Charts and diagrams as code

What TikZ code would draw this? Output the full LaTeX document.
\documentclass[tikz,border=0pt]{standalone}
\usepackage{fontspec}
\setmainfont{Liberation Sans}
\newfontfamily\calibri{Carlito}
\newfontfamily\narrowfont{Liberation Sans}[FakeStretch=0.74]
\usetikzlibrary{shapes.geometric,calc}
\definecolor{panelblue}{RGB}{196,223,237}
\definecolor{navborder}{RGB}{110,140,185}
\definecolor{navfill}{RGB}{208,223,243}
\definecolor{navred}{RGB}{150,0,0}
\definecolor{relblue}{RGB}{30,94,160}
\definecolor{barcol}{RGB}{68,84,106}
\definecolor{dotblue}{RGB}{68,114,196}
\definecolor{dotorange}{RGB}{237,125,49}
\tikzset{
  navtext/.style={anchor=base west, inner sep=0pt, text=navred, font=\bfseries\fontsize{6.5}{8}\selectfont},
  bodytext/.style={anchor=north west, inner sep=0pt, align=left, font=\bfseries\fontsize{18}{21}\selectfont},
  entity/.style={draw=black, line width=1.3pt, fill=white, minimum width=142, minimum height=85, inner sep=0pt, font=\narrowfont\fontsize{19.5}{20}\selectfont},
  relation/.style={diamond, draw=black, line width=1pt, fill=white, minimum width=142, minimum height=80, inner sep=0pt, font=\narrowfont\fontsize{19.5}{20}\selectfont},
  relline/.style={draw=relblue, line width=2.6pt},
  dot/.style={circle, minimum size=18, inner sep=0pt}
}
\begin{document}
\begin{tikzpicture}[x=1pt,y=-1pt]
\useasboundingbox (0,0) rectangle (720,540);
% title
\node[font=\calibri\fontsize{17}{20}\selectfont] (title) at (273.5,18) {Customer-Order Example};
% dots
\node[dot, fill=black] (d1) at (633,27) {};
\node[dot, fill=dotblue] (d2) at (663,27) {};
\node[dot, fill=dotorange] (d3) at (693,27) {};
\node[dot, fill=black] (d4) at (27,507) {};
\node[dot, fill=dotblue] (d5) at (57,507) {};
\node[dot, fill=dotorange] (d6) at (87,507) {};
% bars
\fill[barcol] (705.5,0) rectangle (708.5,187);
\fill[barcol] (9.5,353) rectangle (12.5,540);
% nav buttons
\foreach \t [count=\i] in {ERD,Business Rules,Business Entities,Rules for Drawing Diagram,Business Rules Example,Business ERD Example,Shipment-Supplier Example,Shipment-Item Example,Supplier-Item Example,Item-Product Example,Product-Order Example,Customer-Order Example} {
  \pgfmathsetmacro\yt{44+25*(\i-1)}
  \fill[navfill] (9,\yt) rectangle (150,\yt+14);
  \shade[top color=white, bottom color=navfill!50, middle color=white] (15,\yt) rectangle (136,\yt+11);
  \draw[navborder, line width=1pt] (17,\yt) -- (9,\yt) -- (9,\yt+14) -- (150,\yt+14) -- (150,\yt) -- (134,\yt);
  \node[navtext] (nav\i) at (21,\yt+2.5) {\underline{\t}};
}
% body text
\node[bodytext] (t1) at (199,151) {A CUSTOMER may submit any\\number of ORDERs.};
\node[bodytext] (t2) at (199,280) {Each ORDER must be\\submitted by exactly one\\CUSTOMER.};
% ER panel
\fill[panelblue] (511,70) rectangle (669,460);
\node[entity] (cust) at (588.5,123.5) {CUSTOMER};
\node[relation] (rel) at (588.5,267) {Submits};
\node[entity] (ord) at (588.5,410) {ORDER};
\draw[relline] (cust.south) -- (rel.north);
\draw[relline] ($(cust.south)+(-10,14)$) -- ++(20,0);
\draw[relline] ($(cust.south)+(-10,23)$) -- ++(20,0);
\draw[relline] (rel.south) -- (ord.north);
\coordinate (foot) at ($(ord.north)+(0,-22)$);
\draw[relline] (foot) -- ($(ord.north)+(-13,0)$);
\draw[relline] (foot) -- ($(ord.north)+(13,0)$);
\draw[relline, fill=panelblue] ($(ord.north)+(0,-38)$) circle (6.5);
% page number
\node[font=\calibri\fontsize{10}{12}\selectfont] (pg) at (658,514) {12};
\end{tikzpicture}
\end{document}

...

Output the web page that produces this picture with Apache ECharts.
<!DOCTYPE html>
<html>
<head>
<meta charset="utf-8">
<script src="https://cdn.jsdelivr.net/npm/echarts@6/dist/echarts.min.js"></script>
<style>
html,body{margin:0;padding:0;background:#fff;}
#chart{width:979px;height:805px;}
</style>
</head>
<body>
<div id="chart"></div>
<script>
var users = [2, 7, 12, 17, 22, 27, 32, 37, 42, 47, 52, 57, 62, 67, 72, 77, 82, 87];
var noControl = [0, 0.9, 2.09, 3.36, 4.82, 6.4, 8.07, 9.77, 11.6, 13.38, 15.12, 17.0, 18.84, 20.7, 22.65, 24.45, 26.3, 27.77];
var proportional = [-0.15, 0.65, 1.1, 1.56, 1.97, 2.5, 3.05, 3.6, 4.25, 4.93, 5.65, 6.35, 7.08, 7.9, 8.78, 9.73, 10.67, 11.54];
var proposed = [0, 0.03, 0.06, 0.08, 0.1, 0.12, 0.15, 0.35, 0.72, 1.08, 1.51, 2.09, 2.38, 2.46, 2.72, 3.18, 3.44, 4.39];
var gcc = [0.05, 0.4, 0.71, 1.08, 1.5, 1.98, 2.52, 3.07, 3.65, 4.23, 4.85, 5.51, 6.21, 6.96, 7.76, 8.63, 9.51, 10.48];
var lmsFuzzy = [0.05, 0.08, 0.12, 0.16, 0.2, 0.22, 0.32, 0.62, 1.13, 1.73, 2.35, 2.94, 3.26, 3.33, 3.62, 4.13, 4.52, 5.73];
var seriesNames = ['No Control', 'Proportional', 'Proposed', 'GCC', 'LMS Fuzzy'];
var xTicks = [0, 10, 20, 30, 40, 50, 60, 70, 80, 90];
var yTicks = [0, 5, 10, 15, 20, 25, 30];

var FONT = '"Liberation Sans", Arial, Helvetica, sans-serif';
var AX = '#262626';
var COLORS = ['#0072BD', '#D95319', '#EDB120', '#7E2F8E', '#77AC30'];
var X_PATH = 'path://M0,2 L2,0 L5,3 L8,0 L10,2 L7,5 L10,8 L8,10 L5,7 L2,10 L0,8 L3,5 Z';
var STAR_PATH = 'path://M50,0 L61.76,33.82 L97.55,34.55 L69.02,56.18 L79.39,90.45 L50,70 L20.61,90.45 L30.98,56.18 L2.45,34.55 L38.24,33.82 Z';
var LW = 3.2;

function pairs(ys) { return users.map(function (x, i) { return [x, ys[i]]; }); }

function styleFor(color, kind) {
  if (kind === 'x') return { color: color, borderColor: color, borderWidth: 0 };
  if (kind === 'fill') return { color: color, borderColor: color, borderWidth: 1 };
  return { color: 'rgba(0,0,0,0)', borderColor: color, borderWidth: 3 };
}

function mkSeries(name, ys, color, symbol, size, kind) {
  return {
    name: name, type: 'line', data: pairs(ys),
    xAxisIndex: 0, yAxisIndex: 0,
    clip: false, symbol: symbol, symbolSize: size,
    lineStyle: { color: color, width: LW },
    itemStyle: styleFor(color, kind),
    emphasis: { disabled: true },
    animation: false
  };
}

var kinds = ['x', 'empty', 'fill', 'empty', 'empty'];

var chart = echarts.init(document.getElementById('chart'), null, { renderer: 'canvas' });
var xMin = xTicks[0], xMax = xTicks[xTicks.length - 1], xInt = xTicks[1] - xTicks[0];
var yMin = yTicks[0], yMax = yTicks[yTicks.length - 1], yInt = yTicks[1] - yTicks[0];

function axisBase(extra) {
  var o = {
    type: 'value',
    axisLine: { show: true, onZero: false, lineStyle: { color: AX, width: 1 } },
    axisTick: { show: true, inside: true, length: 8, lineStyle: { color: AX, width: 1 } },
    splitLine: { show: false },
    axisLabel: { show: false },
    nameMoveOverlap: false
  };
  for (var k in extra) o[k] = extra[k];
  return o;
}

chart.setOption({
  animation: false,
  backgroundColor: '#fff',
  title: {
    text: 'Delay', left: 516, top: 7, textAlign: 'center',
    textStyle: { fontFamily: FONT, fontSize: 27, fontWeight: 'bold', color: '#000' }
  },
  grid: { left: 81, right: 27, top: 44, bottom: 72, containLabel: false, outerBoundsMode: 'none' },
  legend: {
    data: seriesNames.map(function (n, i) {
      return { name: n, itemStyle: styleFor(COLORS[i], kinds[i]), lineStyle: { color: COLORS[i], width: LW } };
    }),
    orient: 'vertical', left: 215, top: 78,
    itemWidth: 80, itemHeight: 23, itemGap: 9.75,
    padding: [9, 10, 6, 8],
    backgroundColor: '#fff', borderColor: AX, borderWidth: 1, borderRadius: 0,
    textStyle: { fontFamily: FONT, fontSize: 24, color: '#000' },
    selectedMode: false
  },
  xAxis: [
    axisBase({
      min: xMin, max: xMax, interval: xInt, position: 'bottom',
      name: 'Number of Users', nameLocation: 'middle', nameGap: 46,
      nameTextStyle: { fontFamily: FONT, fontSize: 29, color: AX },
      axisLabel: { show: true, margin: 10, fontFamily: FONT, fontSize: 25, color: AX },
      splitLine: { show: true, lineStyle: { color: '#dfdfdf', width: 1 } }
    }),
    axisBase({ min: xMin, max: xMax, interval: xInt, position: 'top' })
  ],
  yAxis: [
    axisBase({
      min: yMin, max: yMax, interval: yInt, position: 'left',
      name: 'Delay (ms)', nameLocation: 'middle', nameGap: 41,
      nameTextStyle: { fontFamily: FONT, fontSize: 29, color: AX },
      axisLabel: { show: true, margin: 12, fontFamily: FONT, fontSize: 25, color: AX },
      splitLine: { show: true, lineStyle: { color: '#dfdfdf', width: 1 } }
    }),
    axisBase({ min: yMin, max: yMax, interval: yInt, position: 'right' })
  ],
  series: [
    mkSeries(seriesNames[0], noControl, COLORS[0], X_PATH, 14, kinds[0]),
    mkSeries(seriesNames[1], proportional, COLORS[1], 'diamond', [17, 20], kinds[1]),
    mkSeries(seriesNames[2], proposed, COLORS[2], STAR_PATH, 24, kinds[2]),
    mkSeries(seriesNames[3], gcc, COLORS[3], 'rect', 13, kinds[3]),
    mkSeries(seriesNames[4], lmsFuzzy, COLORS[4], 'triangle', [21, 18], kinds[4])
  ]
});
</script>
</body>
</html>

◆ SHORT EXERCISE:
Where a line of the records above holds the word "this", copy that line.

◆ TASK ANSWER:
What TikZ code would draw this? Output the full LaTeX document.
Output the web page that produces this picture with Apache ECharts.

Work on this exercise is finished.